Return all the data below as it stands, minus the pictures.

• • •

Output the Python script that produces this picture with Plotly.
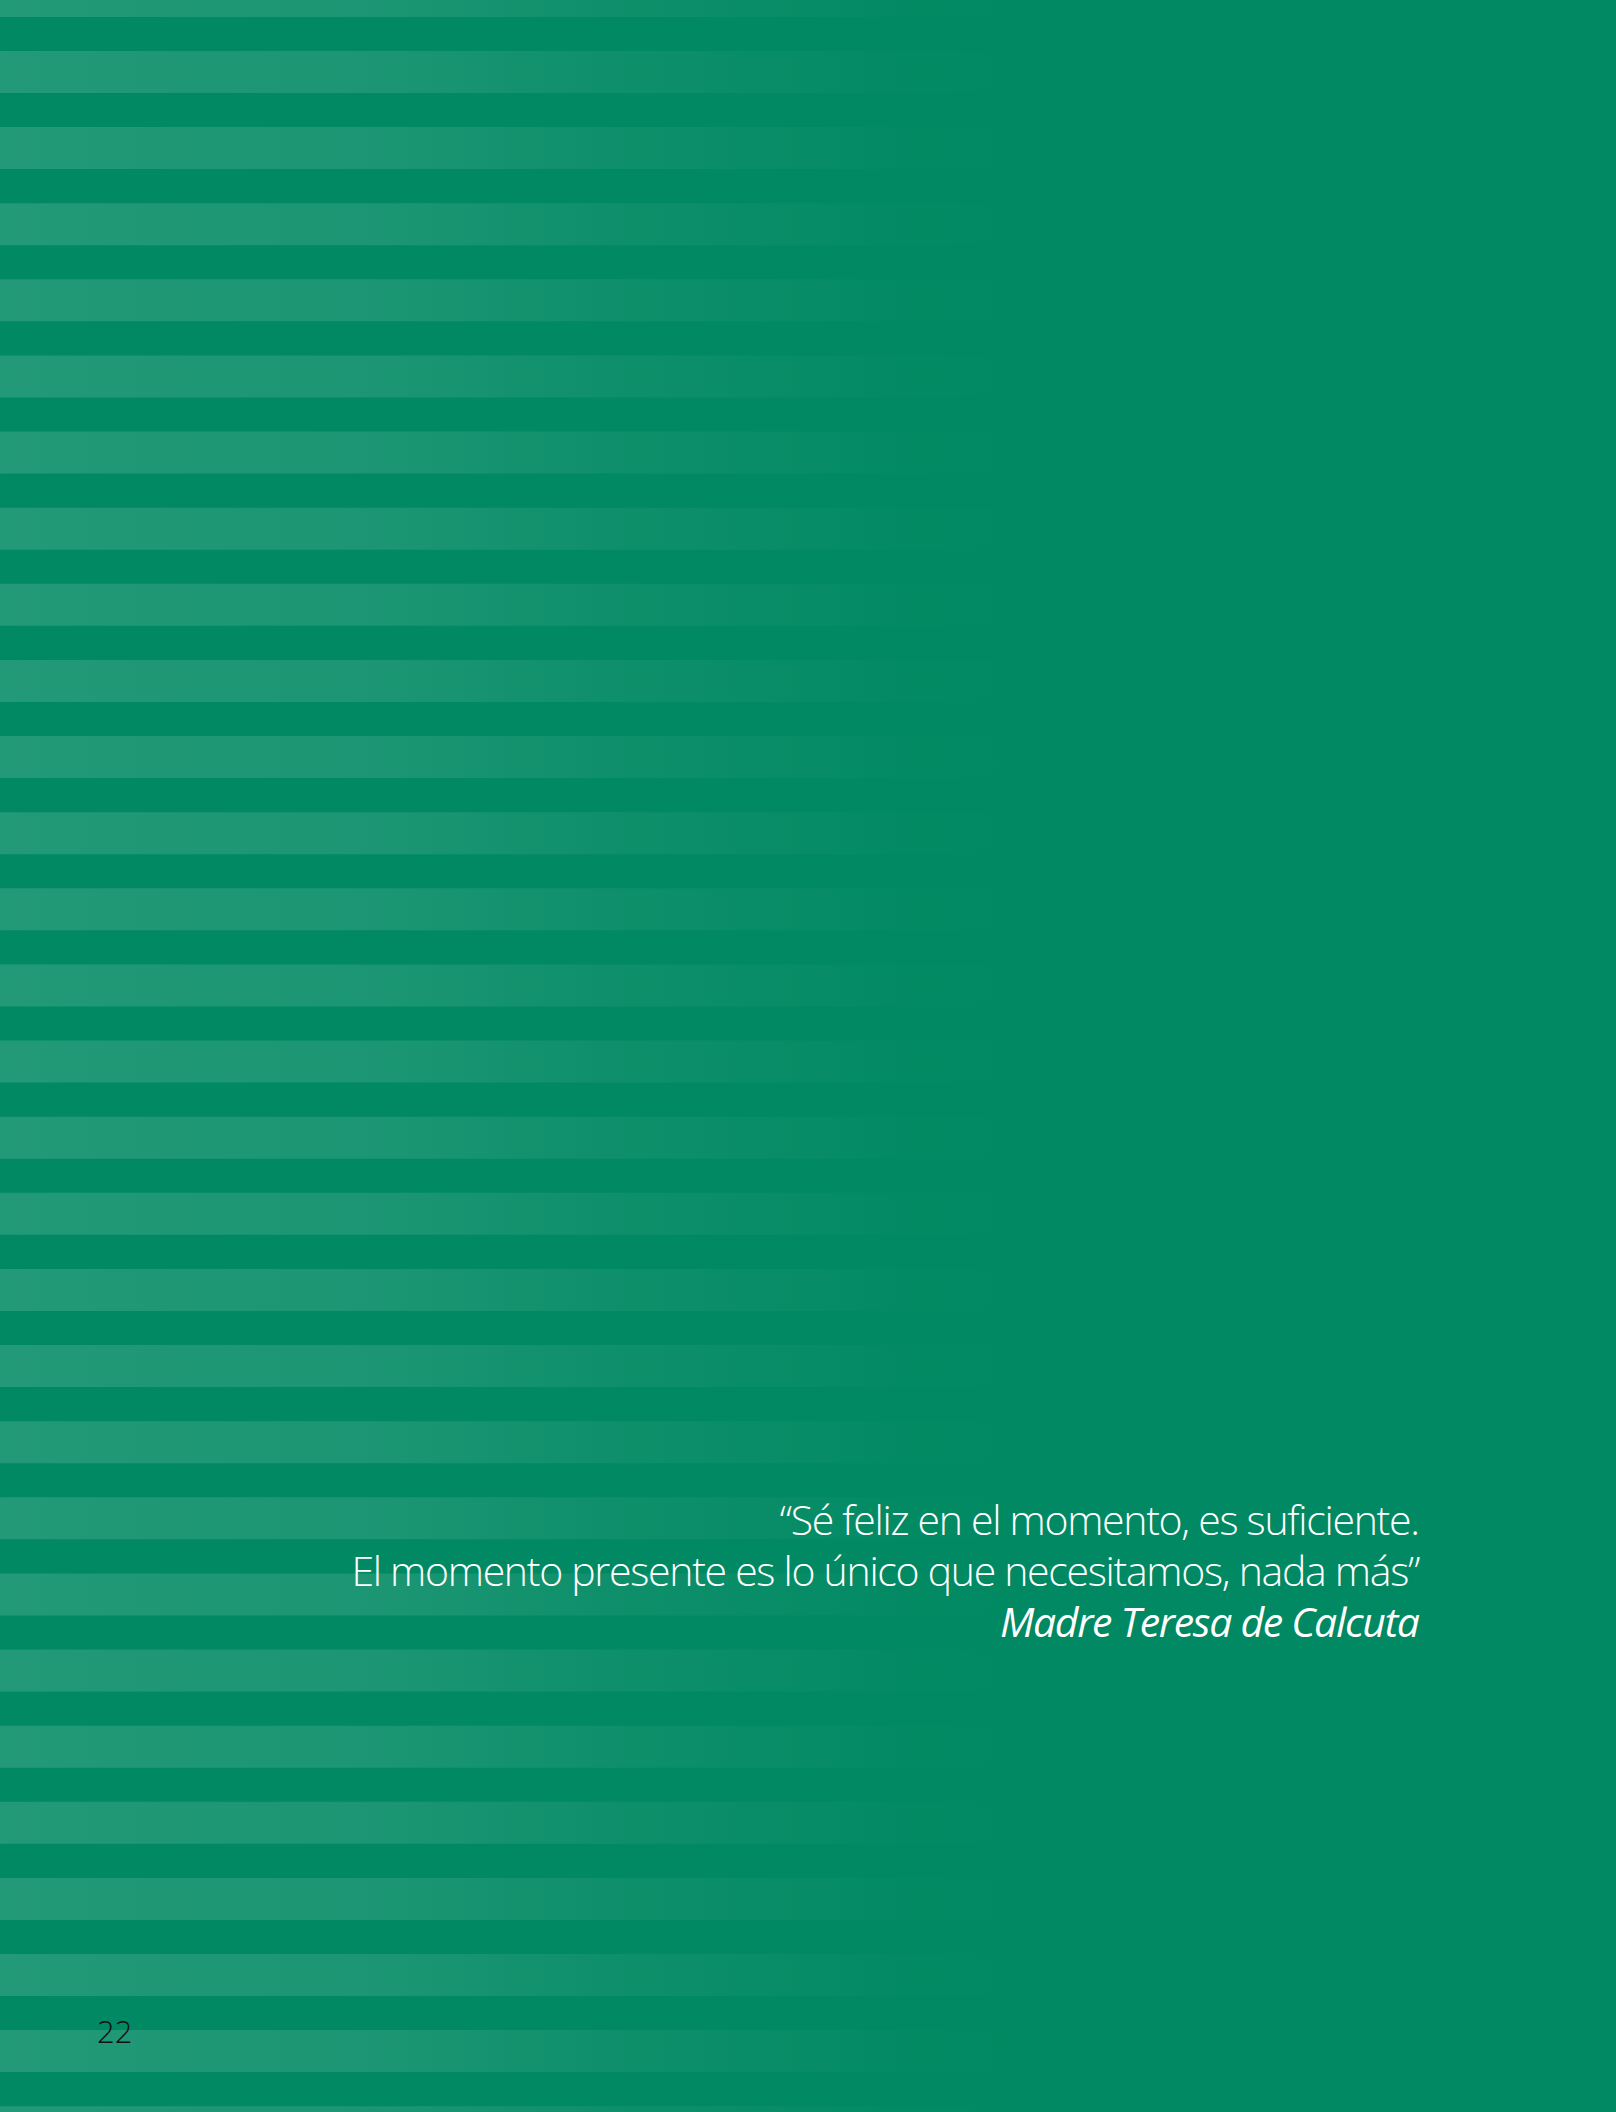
import plotly.graph_objects as go

# ---- content ----
quote_lines = [
    "“Sé feliz en el momento, es suficiente.",
    "El momento presente es lo único que necesitamos, nada más”",
]
author = "Madre Teresa de Calcuta"
page_number = "22"
n_stripes = 29

# ---- page geometry / style ----
W, H = 1616, 2112
DARK = "#008962"
period = 76.12
first_top = 51 - period
stripe_h = 42
fade_w = 1060

xs, ys = [], []
for k in range(n_stripes):
    t = first_top + k * period
    b = t + stripe_h
    xs += [0, fade_w, fade_w, 0, 0, None]
    ys += [t, t, b, b, t, None]

fig = go.Figure()
fig.add_trace(go.Scatter(
    x=xs, y=ys, mode="lines", fill="toself",
    line=dict(width=0, color="rgba(0,0,0,0)"),
    fillgradient=dict(
        type="horizontal",
        colorscale=[
            [0.0, "rgba(255,255,255,0.135)"],
            [0.38, "rgba(255,255,255,0.105)"],
            [0.57, "rgba(255,255,255,0.058)"],
            [0.85, "rgba(255,255,255,0.012)"],
            [1.0, "rgba(255,255,255,0.0)"],
        ],
    ),
    hoverinfo="skip", showlegend=False,
))

ann = []
qsize = 41
base1, gap = 1535, 51
for i, line in enumerate(quote_lines):
    ann.append(dict(
        x=1421, y=base1 + i * gap - 0.388 * qsize, xref="x", yref="y",
        text=line, showarrow=False, xanchor="right", yanchor="middle", align="right",
        font=dict(family="Open Sans", size=qsize, color="white", weight=300),
    ))
ann.append(dict(
    x=1421, y=base1 + 2 * gap - 0.388 * qsize, xref="x", yref="y",
    text=author, showarrow=False, xanchor="right", yanchor="middle", align="right",
    font=dict(family="Open Sans", size=qsize, color="white", weight=400, style="italic"),
))
psize = 31
ann.append(dict(
    x=95, y=2043 - 0.388 * psize, xref="x", yref="y",
    text=page_number, showarrow=False, xanchor="left", yanchor="middle",
    font=dict(family="Open Sans", size=psize, color="#111111", weight=300),
))

fig.update_layout(
    width=W, height=H,
    margin=dict(l=0, r=0, t=0, b=0),
    paper_bgcolor=DARK, plot_bgcolor=DARK,
    xaxis=dict(range=[0, W], visible=False, fixedrange=True),
    yaxis=dict(range=[H, 0], visible=False, fixedrange=True),
    annotations=ann,
    showlegend=False,
)

post = """
document.body.style.margin = '0';
document.body.style.background = '%s';
document.querySelectorAll('.annotation-text').forEach(function(el){
  if (el.textContent.length > 10) { el.style.letterSpacing = '-1.3px'; }
});
""" % DARK

fig.write_html("out.html", post_script=post, config={"displayModeBar": False})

• • •

→ Exercise response:
Output the Python script that produces this picture with Plotly.
import plotly.graph_objects as go

# ---- content ----
quote_lines = [
    "“Sé feliz en el momento, es suficiente.",
    "El momento presente es lo único que necesitamos, nada más”",
]
author = "Madre Teresa de Calcuta"
page_number = "22"
n_stripes = 29

# ---- page geometry / style ----
W, H = 1616, 2112
DARK = "#008962"
period = 76.12
first_top = 51 - period
stripe_h = 42
fade_w = 1060

xs, ys = [], []
for k in range(n_stripes):
    t = first_top + k * period
    b = t + stripe_h
    xs += [0, fade_w, fade_w, 0, 0, None]
    ys += [t, t, b, b, t, None]

fig = go.Figure()
fig.add_trace(go.Scatter(
    x=xs, y=ys, mode="lines", fill="toself",
    line=dict(width=0, color="rgba(0,0,0,0)"),
    fillgradient=dict(
        type="horizontal",
        colorscale=[
            [0.0, "rgba(255,255,255,0.135)"],
            [0.38, "rgba(255,255,255,0.105)"],
            [0.57, "rgba(255,255,255,0.058)"],
            [0.85, "rgba(255,255,255,0.012)"],
            [1.0, "rgba(255,255,255,0.0)"],
        ],
    ),
    hoverinfo="skip", showlegend=False,
))

ann = []
qsize = 41
base1, gap = 1535, 51
for i, line in enumerate(quote_lines):
    ann.append(dict(
        x=1421, y=base1 + i * gap - 0.388 * qsize, xref="x", yref="y",
        text=line, showarrow=False, xanchor="right", yanchor="middle", align="right",
        font=dict(family="Open Sans", size=qsize, color="white", weight=300),
    ))
ann.append(dict(
    x=1421, y=base1 + 2 * gap - 0.388 * qsize, xref="x", yref="y",
    text=author, showarrow=False, xanchor="right", yanchor="middle", align="right",
    font=dict(family="Open Sans", size=qsize, color="white", weight=400, style="italic"),
))
psize = 31
ann.append(dict(
    x=95, y=2043 - 0.388 * psize, xref="x", yref="y",
    text=page_number, showarrow=False, xanchor="left", yanchor="middle",
    font=dict(family="Open Sans", size=psize, color="#111111", weight=300),
))

fig.update_layout(
    width=W, height=H,
    margin=dict(l=0, r=0, t=0, b=0),
    paper_bgcolor=DARK, plot_bgcolor=DARK,
    xaxis=dict(range=[0, W], visible=False, fixedrange=True),
    yaxis=dict(range=[H, 0], visible=False, fixedrange=True),
    annotations=ann,
    showlegend=False,
)

post = """
document.body.style.margin = '0';
document.body.style.background = '%s';
document.querySelectorAll('.annotation-text').forEach(function(el){
  if (el.textContent.length > 10) { el.style.letterSpacing = '-1.3px'; }
});
""" % DARK

fig.write_html("out.html", post_script=post, config={"displayModeBar": False})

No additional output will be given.